The National Association of Manufacturers took the unusual step July 11 of asking the Trump Administration to withdraw its nominee to run the Export-Import Bank of the United States.
Jay Timmons, CEO of the Washington-based NAM, said President Trump's choice to run the bank, former New Jersey Congressman Scott Garrett, has "a record of aggressively undermining the Ex-Im Bank [that] is tantamount to a vicious trade war against American manufacturing workers."
Garrett, while he was in Congress, voted to shut down the bank , saying it was a form of crony capitalism and amounted to using taxpayer dollars to favor certain business.
Some Republicans in Congress, and think tanks like the Mercatus Center at George Mason University, have argued that most of the benefits from the bank's financing go to large companies that would get it elsewhere, and that Ex-Im is involved in only about 2 percent of total U.S. exports.
But NAM and others say the bank helps level the playing field internationally for U.S. exporters, because other countries have much better financed export banks to help their domestic industries.
The Ex-Im Bank has been a political football. It shut down completely in 2015 for five months after Congress and the Obama Administration could not agree on legislation to renew it.
Since it restarted, it's not operated at 100 percent because it's lacked a full quorum of board members, who are approved by Congress, meaning that it's not been able to approve financing for deals larger than $10 million.
"While the Ex-Im Bank's board has been hobbled without a quorum, countries like China and Germany are devoting hundreds of billions of dollars to their official export credit agencies and inflicting long-lasting harm on the U.S. manufacturing base," Timmons said.
The bank is used by some plastics manufacturers — both machinery companies and processors — to provide credit insurance on some export orders, and I've spoken with some of them for a previous story.
It's creating a strange political dynamic in Washington.
President Trump in April said that he supported the Ex-Im Bank. It's a flip-flop — on the campaign trail, Trump sided with people like Garrett and opposed the bank, but once in office he changed his position and publicly endorsed Ex-Im.
But then a few days after those supportive comments, he nominated Garrett, a vocal opponent of the bank, to run the small institution.
OK. A little hard to make sense of the policy direction here.
Garrett's not spoken publicly but the bank's current chairman, Charles Hall, addressed that discrepancy in a speech to a Washington think tank July 6.
He noted that he would expect Garrett, being the nominee of the president, to line up with President Trump and support the bank.
But it seems the manufacturing and business community does not have that kind of trust. Local business groups are coming forward, echoing the NAM position.
The South Carolina Chamber of Commerce, for example, came out with a statement July 12 urging that state's two Senators to oppose Garrett.
The manufacturing community is being very public on this one.
NAM noted it had "enthusiastically" supported Trump initiatives on taxes, infrastructure and regulatory reform, but wanted the president to drop Garrett.

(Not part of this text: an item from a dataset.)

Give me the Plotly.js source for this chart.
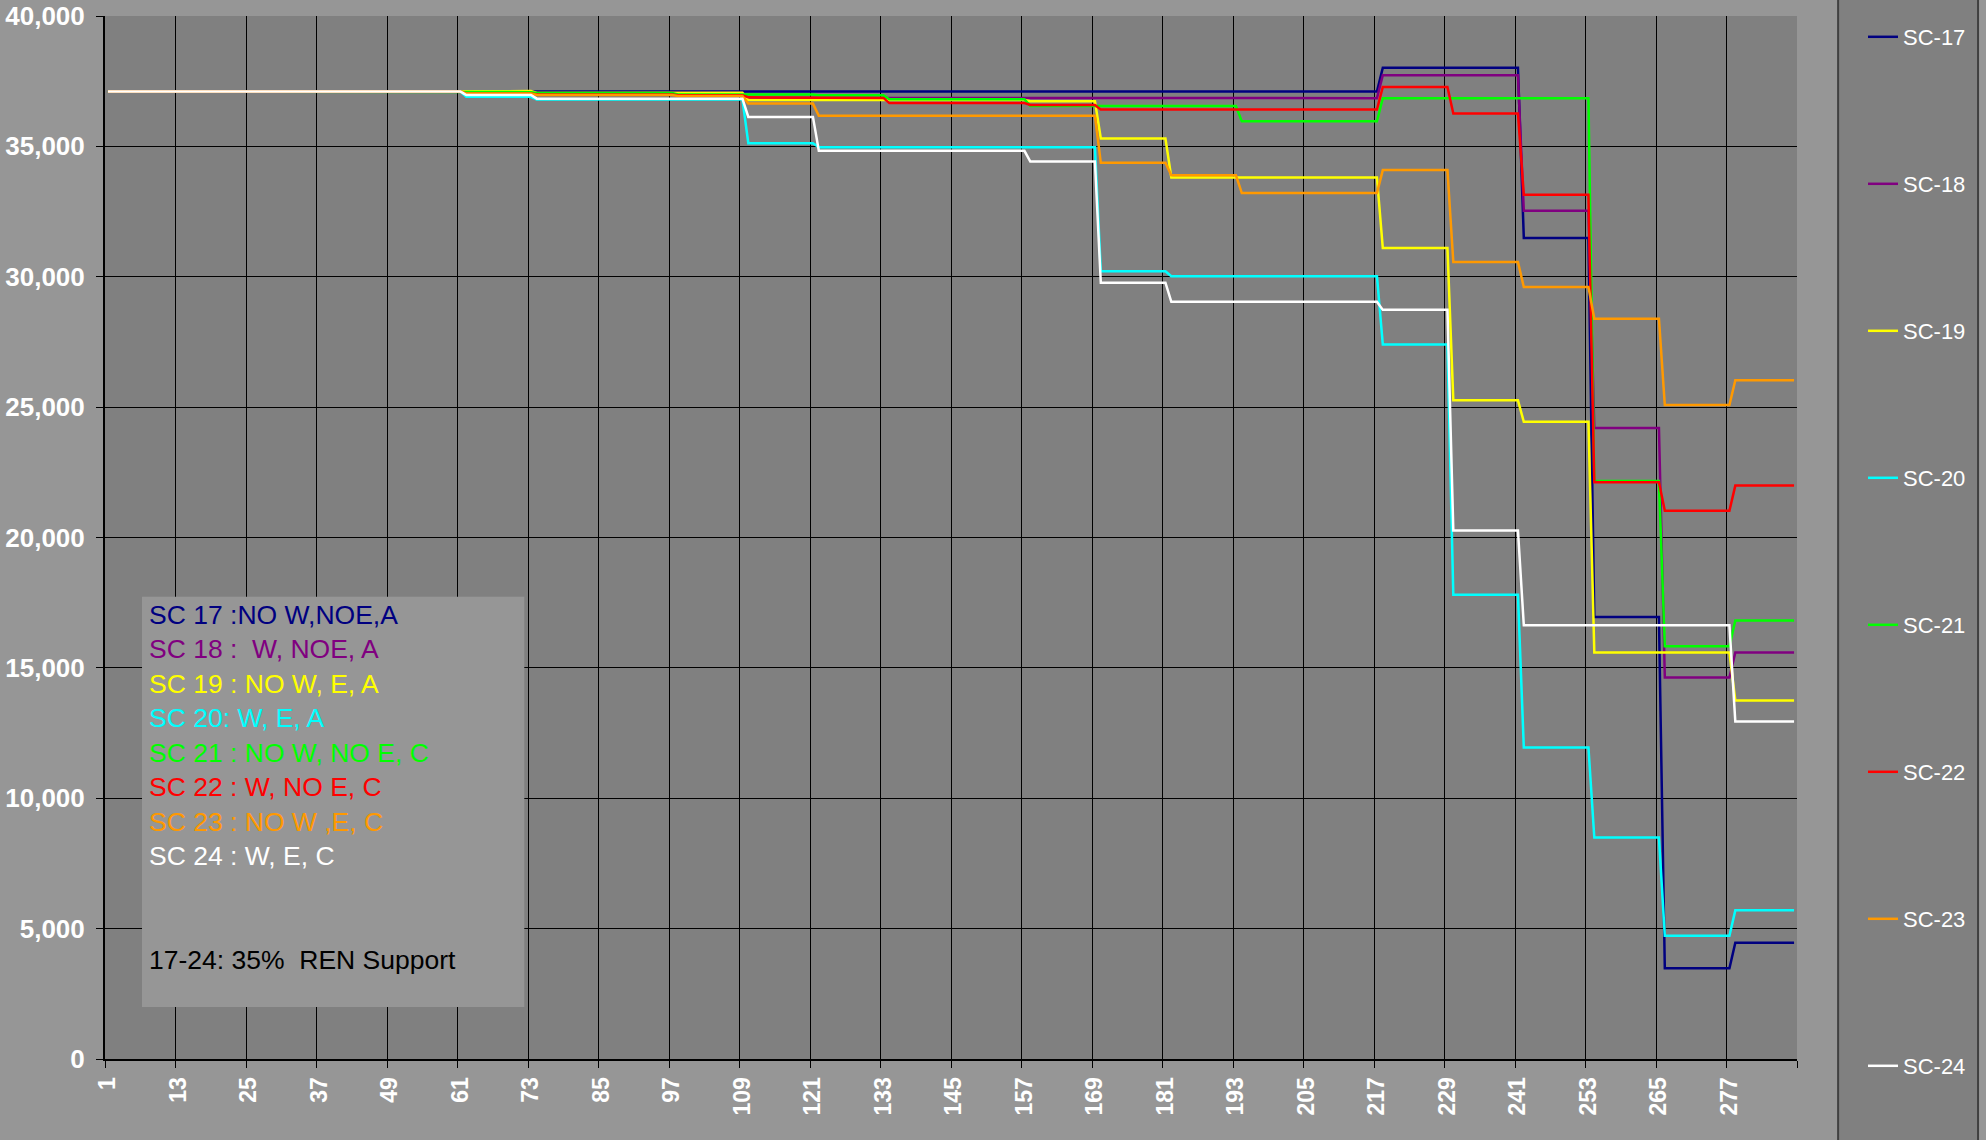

Hall, the bank's acting chairman, thinks not having an effective export credit agency hurts small manufacturers in the supply chains of big companies. That description certainly fits the plastics industry.
"What all this boils down to in my view is nothing less than an attack on the U.S. supply chain," Hall said.
In his July 6 speech at the Center for Strategic and International Studies, he said that the Ex-Im Bank has generated an $8 billion surplus in the last 20 years from its loans. That money is returned to the U.S. government.
A well-functioning government export bank can be a tool to help the U.S. manufacturing base, he said.
Hall was appointed by President Obama and will leave the agency when a new chairman is confirmed by the Senate.
"What we're seeing, and what we've seen particularly over the last two years as U.S. Ex-Im Bank has been forced to operate with one hand tied behind its back, is an increasing tendency on the part of our competing industrialized nations to try to steal a little bit of that supply chain," Hall said.